▶ **Plotting code records**
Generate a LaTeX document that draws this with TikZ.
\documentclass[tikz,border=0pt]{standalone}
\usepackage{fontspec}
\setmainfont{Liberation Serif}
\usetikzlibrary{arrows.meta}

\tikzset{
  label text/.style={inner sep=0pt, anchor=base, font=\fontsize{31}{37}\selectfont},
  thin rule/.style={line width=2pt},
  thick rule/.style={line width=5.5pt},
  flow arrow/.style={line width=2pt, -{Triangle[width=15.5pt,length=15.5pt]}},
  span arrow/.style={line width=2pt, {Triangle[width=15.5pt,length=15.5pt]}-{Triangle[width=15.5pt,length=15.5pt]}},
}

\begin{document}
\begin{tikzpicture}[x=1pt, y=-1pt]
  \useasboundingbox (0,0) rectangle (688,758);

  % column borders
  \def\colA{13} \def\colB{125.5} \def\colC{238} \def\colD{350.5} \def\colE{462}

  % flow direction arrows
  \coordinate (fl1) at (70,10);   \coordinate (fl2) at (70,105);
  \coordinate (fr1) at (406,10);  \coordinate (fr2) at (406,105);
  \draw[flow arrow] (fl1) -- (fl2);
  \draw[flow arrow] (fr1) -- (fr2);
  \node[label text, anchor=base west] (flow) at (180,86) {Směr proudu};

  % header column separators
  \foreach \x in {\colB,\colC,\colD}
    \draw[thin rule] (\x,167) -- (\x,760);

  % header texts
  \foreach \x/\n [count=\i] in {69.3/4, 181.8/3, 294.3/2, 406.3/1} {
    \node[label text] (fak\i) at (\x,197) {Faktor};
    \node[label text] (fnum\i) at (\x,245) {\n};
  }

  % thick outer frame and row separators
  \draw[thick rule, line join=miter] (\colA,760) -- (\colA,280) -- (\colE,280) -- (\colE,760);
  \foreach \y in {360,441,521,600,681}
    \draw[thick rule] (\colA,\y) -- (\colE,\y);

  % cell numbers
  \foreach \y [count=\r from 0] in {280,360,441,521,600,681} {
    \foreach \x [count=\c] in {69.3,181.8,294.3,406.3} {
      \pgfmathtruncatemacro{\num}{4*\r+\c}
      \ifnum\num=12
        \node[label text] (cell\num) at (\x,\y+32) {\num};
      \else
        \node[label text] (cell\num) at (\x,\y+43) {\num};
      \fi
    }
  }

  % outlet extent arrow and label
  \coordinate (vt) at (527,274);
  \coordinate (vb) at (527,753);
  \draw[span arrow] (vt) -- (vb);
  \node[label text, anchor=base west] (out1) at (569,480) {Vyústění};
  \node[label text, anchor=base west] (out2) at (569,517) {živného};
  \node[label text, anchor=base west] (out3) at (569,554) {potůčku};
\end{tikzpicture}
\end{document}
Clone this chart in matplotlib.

▶ **Requirements**
Return the opening line of the data and every line after it through the line containing "(\colA,\y) -- (\colE,\y);", please, exactly as written and with nothing added.

▶ **Solution to this problem**
Generate a LaTeX document that draws this with TikZ.
\documentclass[tikz,border=0pt]{standalone}
\usepackage{fontspec}
\setmainfont{Liberation Serif}
\usetikzlibrary{arrows.meta}

\tikzset{
  label text/.style={inner sep=0pt, anchor=base, font=\fontsize{31}{37}\selectfont},
  thin rule/.style={line width=2pt},
  thick rule/.style={line width=5.5pt},
  flow arrow/.style={line width=2pt, -{Triangle[width=15.5pt,length=15.5pt]}},
  span arrow/.style={line width=2pt, {Triangle[width=15.5pt,length=15.5pt]}-{Triangle[width=15.5pt,length=15.5pt]}},
}

\begin{document}
\begin{tikzpicture}[x=1pt, y=-1pt]
  \useasboundingbox (0,0) rectangle (688,758);

  % column borders
  \def\colA{13} \def\colB{125.5} \def\colC{238} \def\colD{350.5} \def\colE{462}

  % flow direction arrows
  \coordinate (fl1) at (70,10);   \coordinate (fl2) at (70,105);
  \coordinate (fr1) at (406,10);  \coordinate (fr2) at (406,105);
  \draw[flow arrow] (fl1) -- (fl2);
  \draw[flow arrow] (fr1) -- (fr2);
  \node[label text, anchor=base west] (flow) at (180,86) {Směr proudu};

  % header column separators
  \foreach \x in {\colB,\colC,\colD}
    \draw[thin rule] (\x,167) -- (\x,760);

  % header texts
  \foreach \x/\n [count=\i] in {69.3/4, 181.8/3, 294.3/2, 406.3/1} {
    \node[label text] (fak\i) at (\x,197) {Faktor};
    \node[label text] (fnum\i) at (\x,245) {\n};
  }

  % thick outer frame and row separators
  \draw[thick rule, line join=miter] (\colA,760) -- (\colA,280) -- (\colE,280) -- (\colE,760);
  \foreach \y in {360,441,521,600,681}
    \draw[thick rule] (\colA,\y) -- (\colE,\y);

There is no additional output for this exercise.